Yesterday I got paged by one of my two Nagios boxes (learned that
trick the hard way): a bunch of the machines in our server room
had dropped off the network. Weirdly, this did not include the
other Nagios box that's over there. WTF?
I logged into the server room's Nagios box, and sure enough couldn't
ping the servers or the firewall. I could ping the console
server...which was also on the Outside VLAN along with the monitoring
box, as opposed to the Inside VLAN with the servers, which sat behind
our firewall.
I was also able to ping the management cards/ILOMs/SPs/whatever the
kids are calling them in the servers. Thankfully they're Sun boxes,
so no Vista-like maze of flavours there...they all come with
console redirection. I logged in and fired up a console, panicing
because I thought that perhaps the newly-installed NUT clients
had shut down the machines because I'd overlooked something.
But no...the machines were up, though hung if you tried to do any LDAP
lookups. (Through an oversight, the LDAP server was also on the
Outside VLAN. I'll be fixing that today.) Modulo that, they seemed
fine.
So I logged into the firewall, which runs OpenBSD 4.3 in bridging
mode. And this is where the weirdness lay: the bridge, and/or its
component cards, was not working. ifconfig and brconfig said
they were up and fine, and the ARP table was still populated (not sure
what the lifetime of entries is -- isn't it around 20 minutes or so?
must check -- but by this time the problem had been going on for about
an hour). Yet I couldn't ping the firewall (one of those cards has an
address) from either side, and I couldn't ping anything from the
firewall.
pfctl -s all didn't show anything suspicious. There were no obvious
problems in dmesg or /var/log/messages. I disabled, then
re-enabled, the firewall to no effect. I ran /etc/netstart to no
effect.
I even checked on the switches to see if the firewall's MAC address
was showing up anywhere, and it was not -- not even directly after
pinging it (and getting no response).
In the end I rebooted the machine and all was well.
The NIC in question is a dual-port Intel Pro 1000 (MT, I believe) that
I've never had problems with. I've never come across problems like
this before on OpenBSD (or, I think, anywhere else). The onboard
Broadcom (boo, hiss) was acting fine...it was also on the ILOM's
VLAN, and could see the other ILOMs just fine. (In fact, I should
have just SSHd to the firewall using that VLAN from the Nagios box,
rather than futz around with a 9600 bps console. Next time.)

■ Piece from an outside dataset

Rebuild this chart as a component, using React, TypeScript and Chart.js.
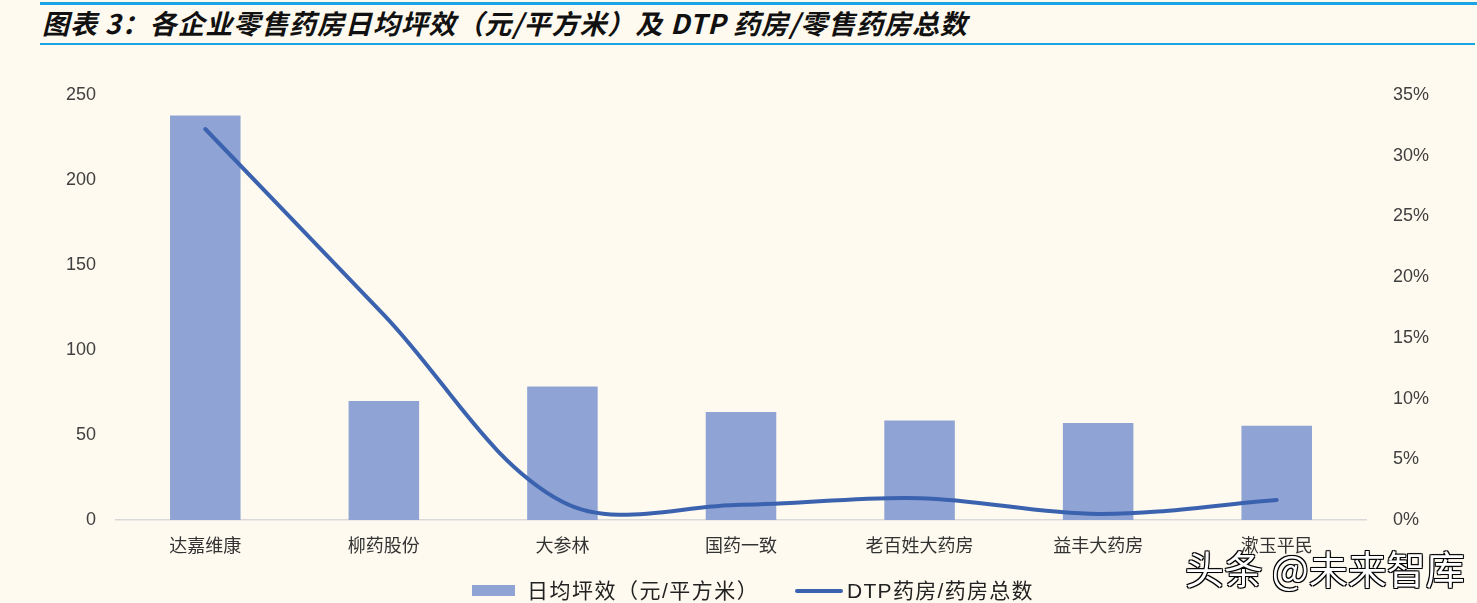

So...that's my mystery for the weekend.
In other news, my older son (3.25 yrs) has taken to the stage in a
big way: he now stands on top of the steps going up from our living
room and sings us songs into one of at least two microphones.
"Barbara Ann", anything by The Wiggles, and "Yo Gabba Gabba!" songs
are prominent. This is after at least three solid weeks of guitar
playing, where anything and everything gets strummed while being
cradled in his arms while he sings, or maybe makes feedback sounds
that'd make Yo La Tengo proud.
Meanwhile, my younger (1.5 yrs) has started saying lots of different
phonemes, which is a real contrast to using "Dat!" for monkey, cereal,
ball, yes, no, President Barack Obama's attempted health care reforms,
and Linux. He has also begun sleeping in 'til 6:30 or 7:00 in the
morning, which lets me write things like this. Both are infinitely
endearing.
And incidentally, I really need to set up Nagios dependencies. I've
had to ACK 27 services in a row (unrelated (I think) problem with ILOM
temperature taking means SNMP checks are timing out). Either that or
there's some way that you can select n services in Nagios to ack all
at once. Anyone?